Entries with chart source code
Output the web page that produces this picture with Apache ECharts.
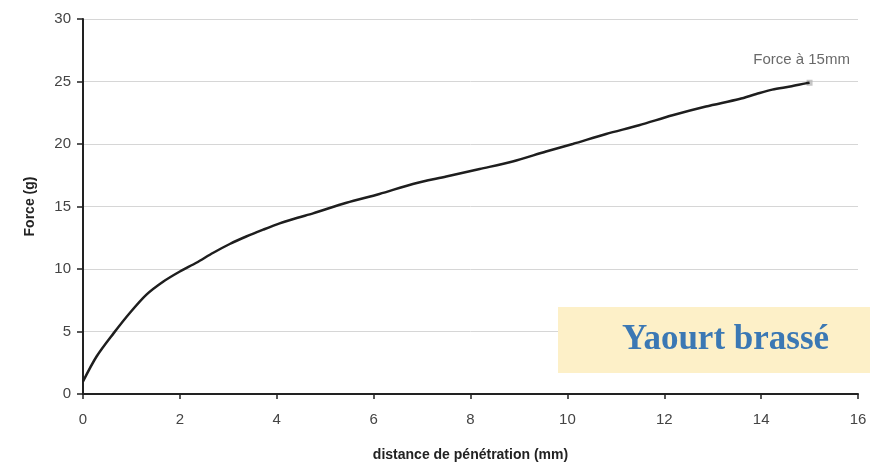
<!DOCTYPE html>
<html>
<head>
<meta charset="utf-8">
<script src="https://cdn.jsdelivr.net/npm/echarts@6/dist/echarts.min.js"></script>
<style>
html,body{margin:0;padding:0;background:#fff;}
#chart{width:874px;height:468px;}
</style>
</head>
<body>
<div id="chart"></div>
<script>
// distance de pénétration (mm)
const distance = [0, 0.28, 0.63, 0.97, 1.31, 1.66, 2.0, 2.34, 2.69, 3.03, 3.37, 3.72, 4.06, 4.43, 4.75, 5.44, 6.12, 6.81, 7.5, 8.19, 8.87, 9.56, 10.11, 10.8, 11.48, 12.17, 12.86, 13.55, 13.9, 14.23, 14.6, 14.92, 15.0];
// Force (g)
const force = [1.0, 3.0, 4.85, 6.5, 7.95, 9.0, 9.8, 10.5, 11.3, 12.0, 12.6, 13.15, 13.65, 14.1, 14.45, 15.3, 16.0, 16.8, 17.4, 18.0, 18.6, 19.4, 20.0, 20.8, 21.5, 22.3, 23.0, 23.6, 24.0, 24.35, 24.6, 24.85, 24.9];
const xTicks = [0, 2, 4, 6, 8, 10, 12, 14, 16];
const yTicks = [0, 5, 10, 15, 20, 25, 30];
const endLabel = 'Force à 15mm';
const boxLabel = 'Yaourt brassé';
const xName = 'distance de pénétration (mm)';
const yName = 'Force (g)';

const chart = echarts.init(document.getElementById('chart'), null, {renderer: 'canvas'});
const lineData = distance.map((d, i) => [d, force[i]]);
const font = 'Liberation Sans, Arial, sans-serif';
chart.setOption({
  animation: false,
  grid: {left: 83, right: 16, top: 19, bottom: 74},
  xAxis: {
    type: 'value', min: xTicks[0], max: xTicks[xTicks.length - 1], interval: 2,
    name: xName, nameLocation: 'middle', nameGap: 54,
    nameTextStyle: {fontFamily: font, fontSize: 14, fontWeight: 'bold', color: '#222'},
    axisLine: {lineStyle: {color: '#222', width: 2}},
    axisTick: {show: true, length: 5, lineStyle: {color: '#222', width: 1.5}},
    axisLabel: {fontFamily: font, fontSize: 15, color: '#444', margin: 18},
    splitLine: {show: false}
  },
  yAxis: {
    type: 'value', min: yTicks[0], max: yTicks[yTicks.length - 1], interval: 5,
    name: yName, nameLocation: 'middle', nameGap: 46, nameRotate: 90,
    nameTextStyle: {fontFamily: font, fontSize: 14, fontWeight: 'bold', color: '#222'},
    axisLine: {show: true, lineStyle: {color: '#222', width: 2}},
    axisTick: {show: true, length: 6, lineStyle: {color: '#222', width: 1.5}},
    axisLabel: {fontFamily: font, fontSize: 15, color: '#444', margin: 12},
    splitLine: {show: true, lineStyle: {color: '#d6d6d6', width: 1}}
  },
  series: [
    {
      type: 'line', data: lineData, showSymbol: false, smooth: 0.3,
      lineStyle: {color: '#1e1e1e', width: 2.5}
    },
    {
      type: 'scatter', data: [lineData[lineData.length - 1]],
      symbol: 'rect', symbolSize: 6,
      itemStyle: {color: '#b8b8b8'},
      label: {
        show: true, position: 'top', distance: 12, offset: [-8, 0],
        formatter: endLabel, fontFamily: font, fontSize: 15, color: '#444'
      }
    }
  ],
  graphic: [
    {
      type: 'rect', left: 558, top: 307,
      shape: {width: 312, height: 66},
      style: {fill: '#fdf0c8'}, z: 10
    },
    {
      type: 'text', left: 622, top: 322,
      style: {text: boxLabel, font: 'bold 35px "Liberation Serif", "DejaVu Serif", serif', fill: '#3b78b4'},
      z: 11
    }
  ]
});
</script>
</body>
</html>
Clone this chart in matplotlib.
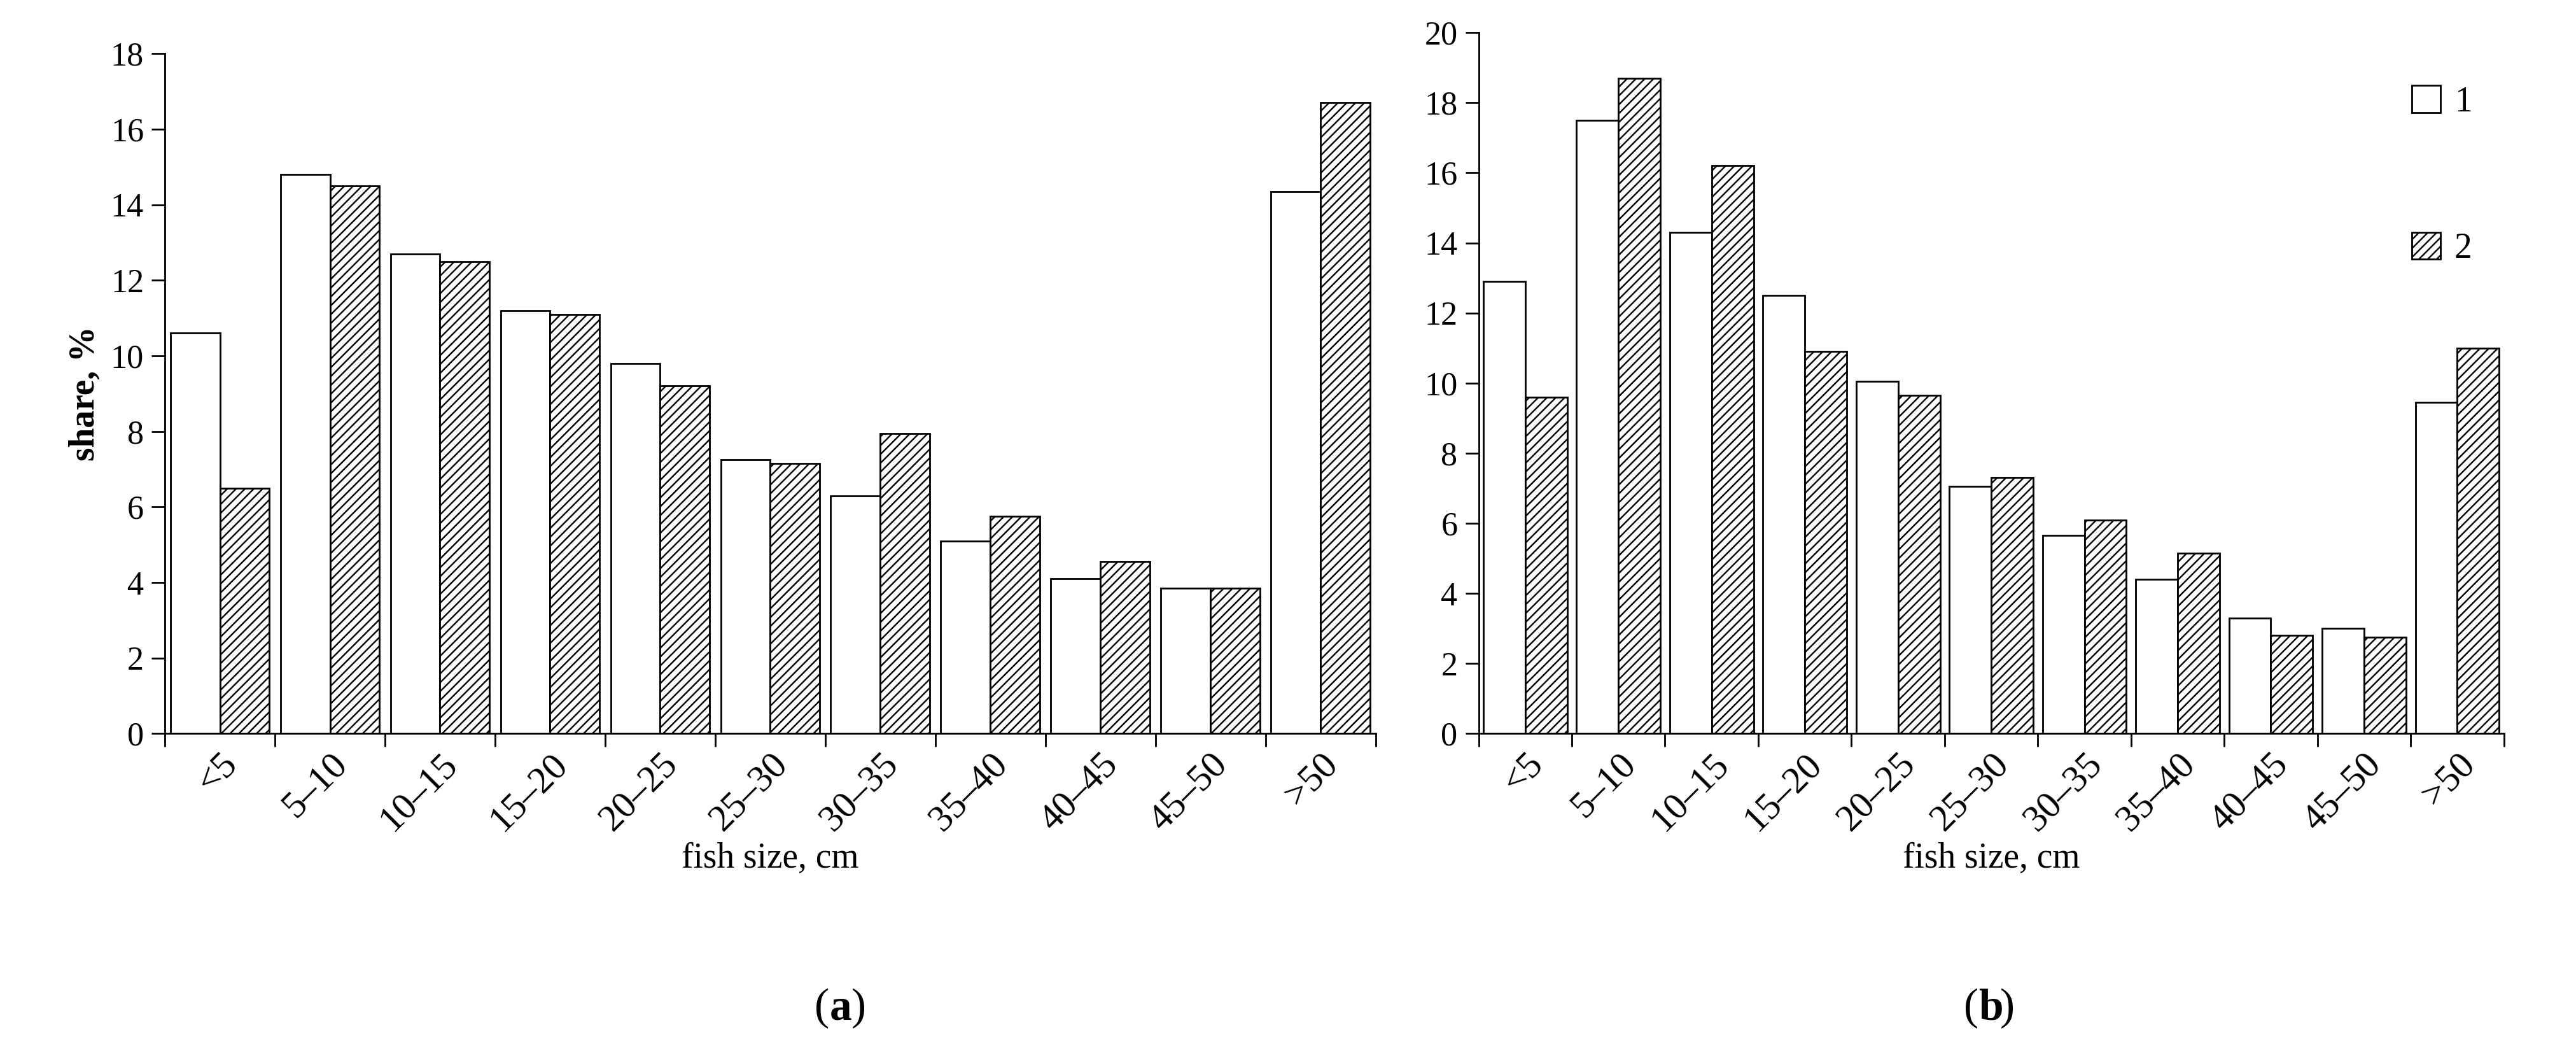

▶ The problem: Write out each line of the data exactly; the images should be left out.

▶ Result of this exercise:
Output the web page that produces this picture with Apache ECharts.
<!DOCTYPE html>
<html>
<head>
<meta charset="utf-8">
<script src="https://cdn.jsdelivr.net/npm/echarts@6/dist/echarts.min.js"></script>
<style>
html,body{margin:0;padding:0;background:#fff;}
#chart{width:874px;height:468px;}
</style>
</head>
<body>
<div id="chart"></div>
<script>
// distance de pénétration (mm)
const distance = [0, 0.28, 0.63, 0.97, 1.31, 1.66, 2.0, 2.34, 2.69, 3.03, 3.37, 3.72, 4.06, 4.43, 4.75, 5.44, 6.12, 6.81, 7.5, 8.19, 8.87, 9.56, 10.11, 10.8, 11.48, 12.17, 12.86, 13.55, 13.9, 14.23, 14.6, 14.92, 15.0];
// Force (g)
const force = [1.0, 3.0, 4.85, 6.5, 7.95, 9.0, 9.8, 10.5, 11.3, 12.0, 12.6, 13.15, 13.65, 14.1, 14.45, 15.3, 16.0, 16.8, 17.4, 18.0, 18.6, 19.4, 20.0, 20.8, 21.5, 22.3, 23.0, 23.6, 24.0, 24.35, 24.6, 24.85, 24.9];
const xTicks = [0, 2, 4, 6, 8, 10, 12, 14, 16];
const yTicks = [0, 5, 10, 15, 20, 25, 30];
const endLabel = 'Force à 15mm';
const boxLabel = 'Yaourt brassé';
const xName = 'distance de pénétration (mm)';
const yName = 'Force (g)';

const chart = echarts.init(document.getElementById('chart'), null, {renderer: 'canvas'});
const lineData = distance.map((d, i) => [d, force[i]]);
const font = 'Liberation Sans, Arial, sans-serif';
chart.setOption({
  animation: false,
  grid: {left: 83, right: 16, top: 19, bottom: 74},
  xAxis: {
    type: 'value', min: xTicks[0], max: xTicks[xTicks.length - 1], interval: 2,
    name: xName, nameLocation: 'middle', nameGap: 54,
    nameTextStyle: {fontFamily: font, fontSize: 14, fontWeight: 'bold', color: '#222'},
    axisLine: {lineStyle: {color: '#222', width: 2}},
    axisTick: {show: true, length: 5, lineStyle: {color: '#222', width: 1.5}},
    axisLabel: {fontFamily: font, fontSize: 15, color: '#444', margin: 18},
    splitLine: {show: false}
  },
  yAxis: {
    type: 'value', min: yTicks[0], max: yTicks[yTicks.length - 1], interval: 5,
    name: yName, nameLocation: 'middle', nameGap: 46, nameRotate: 90,
    nameTextStyle: {fontFamily: font, fontSize: 14, fontWeight: 'bold', color: '#222'},
    axisLine: {show: true, lineStyle: {color: '#222', width: 2}},
    axisTick: {show: true, length: 6, lineStyle: {color: '#222', width: 1.5}},
    axisLabel: {fontFamily: font, fontSize: 15, color: '#444', margin: 12},
    splitLine: {show: true, lineStyle: {color: '#d6d6d6', width: 1}}
  },
  series: [
    {
      type: 'line', data: lineData, showSymbol: false, smooth: 0.3,
      lineStyle: {color: '#1e1e1e', width: 2.5}
    },
    {
      type: 'scatter', data: [lineData[lineData.length - 1]],
      symbol: 'rect', symbolSize: 6,
      itemStyle: {color: '#b8b8b8'},
      label: {
        show: true, position: 'top', distance: 12, offset: [-8, 0],
        formatter: endLabel, fontFamily: font, fontSize: 15, color: '#444'
      }
    }
  ],
  graphic: [
    {
      type: 'rect', left: 558, top: 307,
      shape: {width: 312, height: 66},
      style: {fill: '#fdf0c8'}, z: 10
    },
    {
      type: 'text', left: 622, top: 322,
      style: {text: boxLabel, font: 'bold 35px "Liberation Serif", "DejaVu Serif", serif', fill: '#3b78b4'},
      z: 11
    }
  ]
});
</script>
</body>
</html>
Clone this chart in matplotlib.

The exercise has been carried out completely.